▶ [Challenge]: Give back the full listing verbatim, apart from its images.

════════

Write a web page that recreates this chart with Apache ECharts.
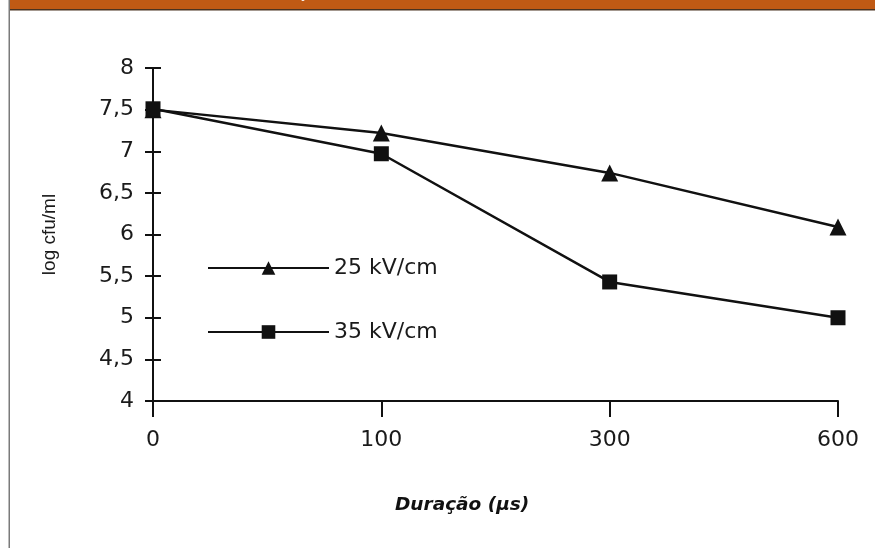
<!DOCTYPE html>
<html>
<head>
<meta charset="utf-8">
<script src="https://cdn.jsdelivr.net/npm/echarts@6/dist/echarts.min.js"></script>
<style>
html,body{margin:0;padding:0;background:#fff;}
#c{width:875px;height:548px;}
</style>
</head>
<body>
<div id="c"></div>
<script>
var categories = ['0', '100', '300', '600'];
var series25 = [7.5, 7.22, 6.74, 6.09];
var series35 = [7.51, 6.97, 5.43, 5.0];
var seriesNames = ['25 kV/cm', '35 kV/cm'];
var yLabelFormat = function (v) { return String(v).replace('.', ','); };

var chart = echarts.init(document.getElementById('c'), null, {renderer: 'canvas'});
var tickFont = {fontFamily: 'DejaVu Sans', fontSize: 22, color: '#1a1a1a'};
var option = {
  animation: false,
  backgroundColor: '#fff',
  grid: {left: 153, right: 37, top: 68, bottom: 147, containLabel: false},
  legend: {
    left: 202, top: 250, orient: 'vertical', itemWidth: 121, itemHeight: 17, itemGap: 38,
    data: [seriesNames[0], seriesNames[1]],
    lineStyle: {width: 2},
    textStyle: {fontFamily: 'DejaVu Sans', fontSize: 22, lineHeight: 26, color: '#1a1a1a', padding: [0, 0, 0, 0]}
  },
  xAxis: {
    type: 'category', data: categories, boundaryGap: false,
    axisLine: {lineStyle: {color: '#111', width: 2}},
    axisTick: {show: true, length: 16, lineStyle: {color: '#111', width: 2}},
    axisLabel: Object.assign({margin: 28}, tickFont),
    splitLine: {show: false}
  },
  yAxis: [{
    type: 'value', min: 4, max: 8, interval: 0.5,
    name: 'log cfu/ml', nameLocation: 'middle', nameGap: 94, nameRotate: 90,
    nameTextStyle: {fontFamily: 'Liberation Sans', fontSize: 19, color: '#1a1a1a'},
    axisLine: {show: true, lineStyle: {color: '#111', width: 2}},
    axisTick: {show: true, length: 8, lineStyle: {color: '#111', width: 2}},
    axisLabel: Object.assign({margin: 19, formatter: yLabelFormat}, tickFont),
    splitLine: {show: false}
  }, {
    type: 'value', min: 4, max: 8, interval: 0.5, position: 'left', offset: 0,
    axisLine: {show: true, lineStyle: {color: '#111', width: 2}},
    axisTick: {show: true, inside: true, length: 8, lineStyle: {color: '#111', width: 2}},
    axisLabel: {show: false},
    splitLine: {show: false}
  }],
  series: [{
    name: seriesNames[0], type: 'line', data: series25,
    symbol: 'triangle', symbolSize: 17,
    lineStyle: {color: '#111', width: 2.5},
    itemStyle: {color: '#111'}
  }, {
    name: seriesNames[1], type: 'line', data: series35,
    symbol: 'rect', symbolSize: 15,
    lineStyle: {color: '#111', width: 2.5},
    itemStyle: {color: '#111'}
  }],
  graphic: [
    {type: 'rect', shape: {x: 10, y: 0, width: 865, height: 9}, style: {fill: '#C05A14'}, silent: true},
    {type: 'rect', shape: {x: 10, y: 9, width: 865, height: 1.5}, style: {fill: '#4a3320'}, silent: true},
    {type: 'rect', shape: {x: 8.5, y: 0, width: 1.5, height: 548}, style: {fill: '#7a7a7a'}, silent: true},
    {type: 'text', left: 303, top: -12, style: {text: 'y', fill: '#fff', font: 'italic 13px Open Sans'}, silent: true},
    {type: 'text', left: 395, top: 496, style: {text: 'Duração (µs)', fill: '#111', font: 'italic bold 18.5px DejaVu Sans'}, silent: true}
  ]
};
chart.setOption(option);
</script>
</body>
</html>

════════

▶ [Response to the task]:
Write a web page that recreates this chart with Apache ECharts.
<!DOCTYPE html>
<html>
<head>
<meta charset="utf-8">
<script src="https://cdn.jsdelivr.net/npm/echarts@6/dist/echarts.min.js"></script>
<style>
html,body{margin:0;padding:0;background:#fff;}
#c{width:875px;height:548px;}
</style>
</head>
<body>
<div id="c"></div>
<script>
var categories = ['0', '100', '300', '600'];
var series25 = [7.5, 7.22, 6.74, 6.09];
var series35 = [7.51, 6.97, 5.43, 5.0];
var seriesNames = ['25 kV/cm', '35 kV/cm'];
var yLabelFormat = function (v) { return String(v).replace('.', ','); };

var chart = echarts.init(document.getElementById('c'), null, {renderer: 'canvas'});
var tickFont = {fontFamily: 'DejaVu Sans', fontSize: 22, color: '#1a1a1a'};
var option = {
  animation: false,
  backgroundColor: '#fff',
  grid: {left: 153, right: 37, top: 68, bottom: 147, containLabel: false},
  legend: {
    left: 202, top: 250, orient: 'vertical', itemWidth: 121, itemHeight: 17, itemGap: 38,
    data: [seriesNames[0], seriesNames[1]],
    lineStyle: {width: 2},
    textStyle: {fontFamily: 'DejaVu Sans', fontSize: 22, lineHeight: 26, color: '#1a1a1a', padding: [0, 0, 0, 0]}
  },
  xAxis: {
    type: 'category', data: categories, boundaryGap: false,
    axisLine: {lineStyle: {color: '#111', width: 2}},
    axisTick: {show: true, length: 16, lineStyle: {color: '#111', width: 2}},
    axisLabel: Object.assign({margin: 28}, tickFont),
    splitLine: {show: false}
  },
  yAxis: [{
    type: 'value', min: 4, max: 8, interval: 0.5,
    name: 'log cfu/ml', nameLocation: 'middle', nameGap: 94, nameRotate: 90,
    nameTextStyle: {fontFamily: 'Liberation Sans', fontSize: 19, color: '#1a1a1a'},
    axisLine: {show: true, lineStyle: {color: '#111', width: 2}},
    axisTick: {show: true, length: 8, lineStyle: {color: '#111', width: 2}},
    axisLabel: Object.assign({margin: 19, formatter: yLabelFormat}, tickFont),
    splitLine: {show: false}
  }, {
    type: 'value', min: 4, max: 8, interval: 0.5, position: 'left', offset: 0,
    axisLine: {show: true, lineStyle: {color: '#111', width: 2}},
    axisTick: {show: true, inside: true, length: 8, lineStyle: {color: '#111', width: 2}},
    axisLabel: {show: false},
    splitLine: {show: false}
  }],
  series: [{
    name: seriesNames[0], type: 'line', data: series25,
    symbol: 'triangle', symbolSize: 17,
    lineStyle: {color: '#111', width: 2.5},
    itemStyle: {color: '#111'}
  }, {
    name: seriesNames[1], type: 'line', data: series35,
    symbol: 'rect', symbolSize: 15,
    lineStyle: {color: '#111', width: 2.5},
    itemStyle: {color: '#111'}
  }],
  graphic: [
    {type: 'rect', shape: {x: 10, y: 0, width: 865, height: 9}, style: {fill: '#C05A14'}, silent: true},
    {type: 'rect', shape: {x: 10, y: 9, width: 865, height: 1.5}, style: {fill: '#4a3320'}, silent: true},
    {type: 'rect', shape: {x: 8.5, y: 0, width: 1.5, height: 548}, style: {fill: '#7a7a7a'}, silent: true},
    {type: 'text', left: 303, top: -12, style: {text: 'y', fill: '#fff', font: 'italic 13px Open Sans'}, silent: true},
    {type: 'text', left: 395, top: 496, style: {text: 'Duração (µs)', fill: '#111', font: 'italic bold 18.5px DejaVu Sans'}, silent: true}
  ]
};
chart.setOption(option);
</script>
</body>
</html>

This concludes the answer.